Data lines:

============================================================

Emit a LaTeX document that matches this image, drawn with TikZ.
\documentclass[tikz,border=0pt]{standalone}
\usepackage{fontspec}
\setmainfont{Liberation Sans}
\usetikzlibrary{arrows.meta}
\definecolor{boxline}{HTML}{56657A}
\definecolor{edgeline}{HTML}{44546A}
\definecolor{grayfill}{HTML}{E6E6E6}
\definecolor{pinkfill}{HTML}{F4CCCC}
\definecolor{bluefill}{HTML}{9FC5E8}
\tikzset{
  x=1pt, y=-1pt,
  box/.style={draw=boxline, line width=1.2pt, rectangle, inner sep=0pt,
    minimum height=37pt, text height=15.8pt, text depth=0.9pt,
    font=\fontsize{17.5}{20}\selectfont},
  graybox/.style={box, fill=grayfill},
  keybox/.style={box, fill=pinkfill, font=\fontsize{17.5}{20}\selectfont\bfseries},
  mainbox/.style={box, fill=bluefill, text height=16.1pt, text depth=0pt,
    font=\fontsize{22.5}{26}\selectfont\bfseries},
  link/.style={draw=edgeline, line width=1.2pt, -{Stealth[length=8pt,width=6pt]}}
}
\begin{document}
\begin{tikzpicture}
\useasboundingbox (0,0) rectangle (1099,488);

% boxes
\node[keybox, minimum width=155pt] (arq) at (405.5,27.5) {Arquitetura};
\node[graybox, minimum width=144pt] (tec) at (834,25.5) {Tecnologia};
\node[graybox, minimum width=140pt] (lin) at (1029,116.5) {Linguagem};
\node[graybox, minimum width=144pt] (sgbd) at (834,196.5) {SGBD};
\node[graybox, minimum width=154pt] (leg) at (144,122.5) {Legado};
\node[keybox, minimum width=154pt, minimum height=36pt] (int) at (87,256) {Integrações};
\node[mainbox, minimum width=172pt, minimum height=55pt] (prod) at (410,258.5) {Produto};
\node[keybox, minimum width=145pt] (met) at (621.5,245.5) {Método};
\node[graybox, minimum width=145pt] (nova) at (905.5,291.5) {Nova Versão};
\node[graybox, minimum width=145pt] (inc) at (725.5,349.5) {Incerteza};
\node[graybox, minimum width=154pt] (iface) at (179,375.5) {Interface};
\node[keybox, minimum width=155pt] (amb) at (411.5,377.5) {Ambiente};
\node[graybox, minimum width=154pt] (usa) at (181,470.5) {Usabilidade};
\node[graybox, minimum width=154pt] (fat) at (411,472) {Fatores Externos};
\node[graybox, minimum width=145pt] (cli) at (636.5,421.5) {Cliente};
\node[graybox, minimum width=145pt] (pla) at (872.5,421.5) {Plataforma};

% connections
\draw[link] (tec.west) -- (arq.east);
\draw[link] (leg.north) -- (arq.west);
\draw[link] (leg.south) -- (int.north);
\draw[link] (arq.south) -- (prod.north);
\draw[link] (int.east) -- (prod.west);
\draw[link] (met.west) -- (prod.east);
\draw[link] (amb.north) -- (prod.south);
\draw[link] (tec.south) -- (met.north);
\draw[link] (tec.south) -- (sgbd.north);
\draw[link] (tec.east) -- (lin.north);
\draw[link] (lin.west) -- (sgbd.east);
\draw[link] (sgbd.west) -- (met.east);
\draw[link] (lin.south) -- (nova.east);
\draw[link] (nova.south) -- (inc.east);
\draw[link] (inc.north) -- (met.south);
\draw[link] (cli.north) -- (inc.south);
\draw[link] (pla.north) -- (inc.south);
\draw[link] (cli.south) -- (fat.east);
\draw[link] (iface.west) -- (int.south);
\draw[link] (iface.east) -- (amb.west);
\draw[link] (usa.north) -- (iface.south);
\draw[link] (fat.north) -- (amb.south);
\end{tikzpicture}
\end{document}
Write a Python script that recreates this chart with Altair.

============================================================

What this task involves:
Using the material above, quote the first line and each line after it, stopping at and including the line that holds "(0,0) rectangle (1099,488);".

Result:
Emit a LaTeX document that matches this image, drawn with TikZ.
\documentclass[tikz,border=0pt]{standalone}
\usepackage{fontspec}
\setmainfont{Liberation Sans}
\usetikzlibrary{arrows.meta}
\definecolor{boxline}{HTML}{56657A}
\definecolor{edgeline}{HTML}{44546A}
\definecolor{grayfill}{HTML}{E6E6E6}
\definecolor{pinkfill}{HTML}{F4CCCC}
\definecolor{bluefill}{HTML}{9FC5E8}
\tikzset{
  x=1pt, y=-1pt,
  box/.style={draw=boxline, line width=1.2pt, rectangle, inner sep=0pt,
    minimum height=37pt, text height=15.8pt, text depth=0.9pt,
    font=\fontsize{17.5}{20}\selectfont},
  graybox/.style={box, fill=grayfill},
  keybox/.style={box, fill=pinkfill, font=\fontsize{17.5}{20}\selectfont\bfseries},
  mainbox/.style={box, fill=bluefill, text height=16.1pt, text depth=0pt,
    font=\fontsize{22.5}{26}\selectfont\bfseries},
  link/.style={draw=edgeline, line width=1.2pt, -{Stealth[length=8pt,width=6pt]}}
}
\begin{document}
\begin{tikzpicture}
\useasboundingbox (0,0) rectangle (1099,488);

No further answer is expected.